13. In my opinion there is force in the submission advanced by the Applicants that the decision of the second Respondent not to renew the now expired approval and the consequent submission that fell from the second Respondent as to the lack of utility of the proceedings going any further in this Court could have been made or communicated to the Applicants earlier in point of time and thereby avoided the incurring of further costs in the proceedings. However I do note, and it is common ground, that the second Respondent’s position was announced on the first occasion that the matter came before me on 9 February 2001 having been before the Registrar on 29 November last year, being the first occasion that the matter was mentioned in this Court following the remitter from the Court of Appeal in July of last year.

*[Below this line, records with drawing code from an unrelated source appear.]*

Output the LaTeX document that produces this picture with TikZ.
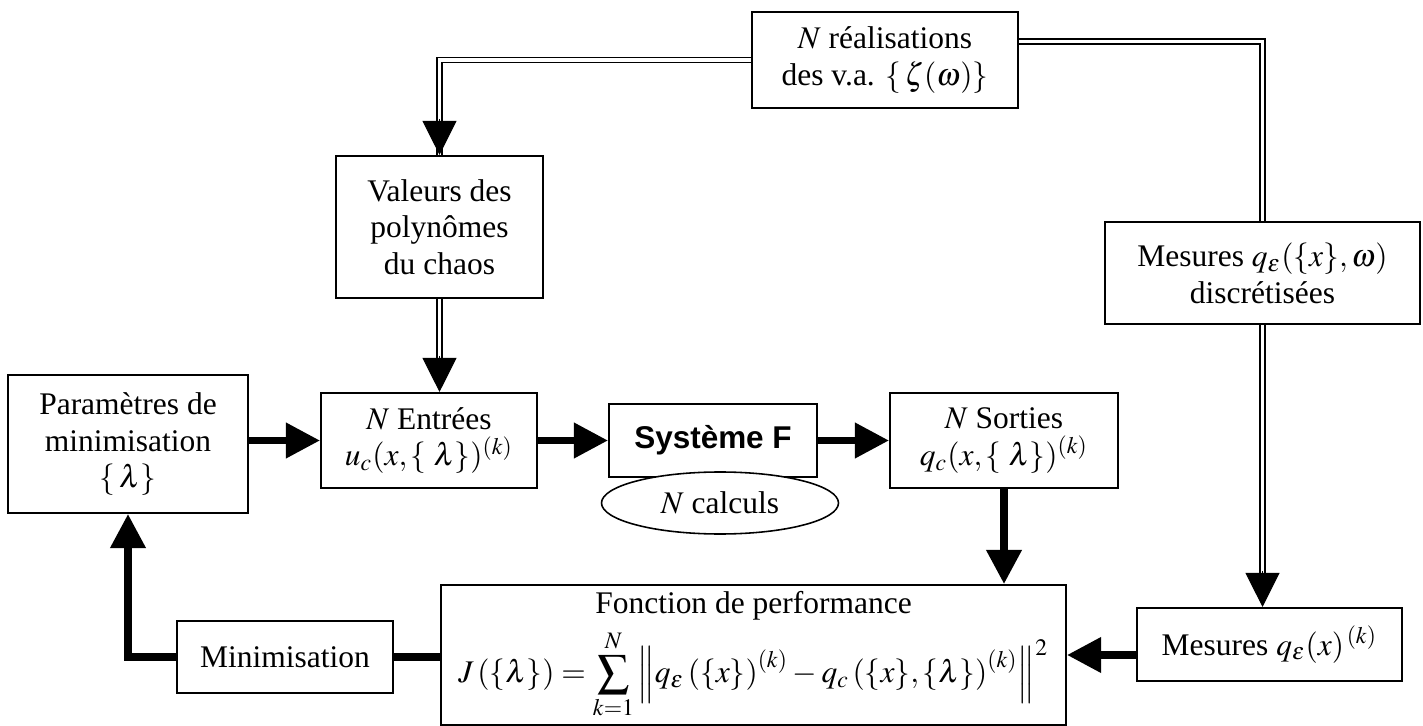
\documentclass[tikz,border=0pt,12pt]{standalone}
\usepackage{amsmath}
\usepackage{mathptmx}
\usepackage{fontspec}
\setmainfont{Liberation Serif}
\newfontfamily\arialbf{Liberation Sans}
\usepackage{tikz}
\usetikzlibrary{
	arrows.meta,
	calc,
	positioning,
	shapes.geometric
}

\begin{document}
\begin{tikzpicture}[x=0.0134cm, y=-0.0134cm,
		box/.style={draw, line width=0.8pt, align=center, inner sep=0pt, font=\fontsize{12}{14}\selectfont},
		dbl/.style={double, double distance=1.3pt, line width=0.6pt},
		fat/.style={line width=2.7pt},
		headtip/.style={-{Triangle[length=13pt, width=13pt]}}]
			\useasboundingbox (0,0) rectangle (1423,726);
			\node[box, minimum width=266*0.0134cm, minimum height=96*0.0134cm] (real) at (885,60) {$N$ réalisations\\des v.a. $\{\,\zeta(\omega)\}$};
			\node[box, minimum width=207*0.0134cm, minimum height=142*0.0134cm] (valeurs) at (439.5,227) {Valeurs des\\polynômes\\du chaos};
			\node[box, minimum width=240*0.0134cm, minimum height=138*0.0134cm] (param) at (128,444) {Paramètres de\\minimisation\\$\{\,\lambda\}$};
			\node[box, minimum width=216*0.0134cm, minimum height=95*0.0134cm] (entrees) at (429,440.5) {$N$ Entrées\\$u_c(x,\{\;\lambda\})^{(k)}$};
			\node[box, minimum width=208*0.0134cm, minimum height=73*0.0134cm] (sys) at (713,440.5) {\arialbf\bfseries Système F};
			\node[box, ellipse, line width=0.6pt, minimum width=237*0.0134cm, minimum height=62*0.0134cm, fill=white] (calc) at (720,503) {$N$ calculs};
			\node[box, minimum width=228*0.0134cm, minimum height=95*0.0134cm] (sorties) at (1004,440.5) {$N$ Sorties\\$q_c(x,\{\;\lambda\})^{(k)}$};
			\node[box, minimum width=315*0.0134cm, minimum height=102*0.0134cm] (mesw) at (1262.5,273) {Mesures $q_\varepsilon(\{x\},\omega)$\\discrétisées};
			\node[box, minimum width=265*0.0134cm, minimum height=73*0.0134cm] (mesk) at (1269.5,644.5) {Mesures $q_\varepsilon(x)^{\,(k)}$};
			\node[box, minimum width=625*0.0134cm, minimum height=140*0.0134cm] (perf) at (753.5,655) {Fonction de performance\\[3pt]
				$J\left(\{\lambda\}\right)=\displaystyle\sum_{k=1}^{N}\left\|q_\varepsilon\left(\{x\}\right)^{(k)}-q_c\left(\{x\},\{\lambda\}\right)^{(k)}\right\|^2$};
			\node[box, minimum width=216*0.0134cm, minimum height=72*0.0134cm] (mini) at (285,657) {Minimisation};
			% double connectors
			\draw[dbl] (real.west) -| (valeurs.north);
			\draw[headtip] ($(valeurs.north)+(0,-36)$) -- (valeurs.north);
			\draw[dbl] ([yshift=7pt]real.east) -| (mesw.north);
			\draw[dbl] (mesw.south) -- ($(mesw.south |- mesk.north)+(0,-34)$);
			\draw[headtip] ($(mesw.south |- mesk.north)+(0,-36)$) -- (mesw.south |- mesk.north);
			\draw[dbl] (valeurs.south) -- ($(valeurs.south |- entrees.north)+(0,-34)$);
			\draw[headtip] ($(valeurs.south |- entrees.north)+(0,-36)$) -- (valeurs.south |- entrees.north);
			% thick connectors
			\draw[fat, headtip] (param.east |- entrees.west) -- (entrees.west);
			\draw[fat, headtip] (entrees.east) -- (sys.west);
			\draw[fat, headtip] (sys.east) -- (sys.east -| sorties.west);
			\draw[fat, headtip] (sorties.south) -- (sorties.south |- perf.north);
			\draw[fat, headtip] (perf.east -| mesk.west) -- (perf.east);
			\draw[fat] (mini.east) -- (mini.east -| perf.west);
			\draw[fat, headtip] (mini.west) -| (param.south);
		\end{tikzpicture}
\end{document}
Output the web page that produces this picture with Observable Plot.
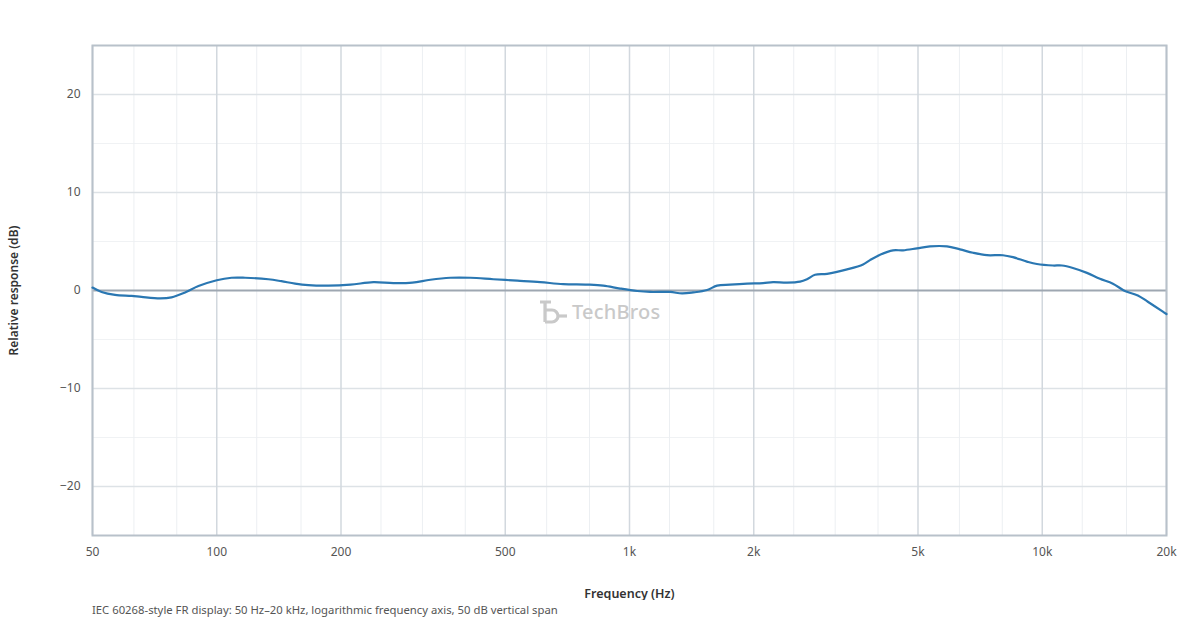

14. In the circumstances, I think that the general rule referred to by Justice McHugh Lai Qin should not be applied in the present case, because costs have been unnecessarily incurred and the unnecessary incurring of them can be squarely and fairly laid at the feet of the second Respondent for the reasons that I have given. The costs are not likely to be great particularly given the enormous amount of costs that have been already spent on this litigation which has been ongoing for several years, since the original grant of approval by the second Respondent in July 1995.
15. In the circumstances, I order that the second Respondent pay the Applicants’ costs of the proceedings in this Court incurred in the period between 28 July 2000 (when the case was remitted to the Court from the Court of Appeal) and 9 February 2001 when the second Respondent put to the Court that it would formally undertake not to seek a renewal of the existing approval, with the consequence that no utility would be served in any further prosecution of the case.
16. Accordingly, I make the orders, by consent, as set forth in paragraphs 4 and 5 of the minutes of order noting the matters contained in paragraphs 1, 2, 3 and 7 and in relation to the question of costs I order that the second Respondent pay the Applicants’ costs incurred in the Court between 28 July 2000 and 9 February 2001 in the sum agreed or failing agreement, as assessed.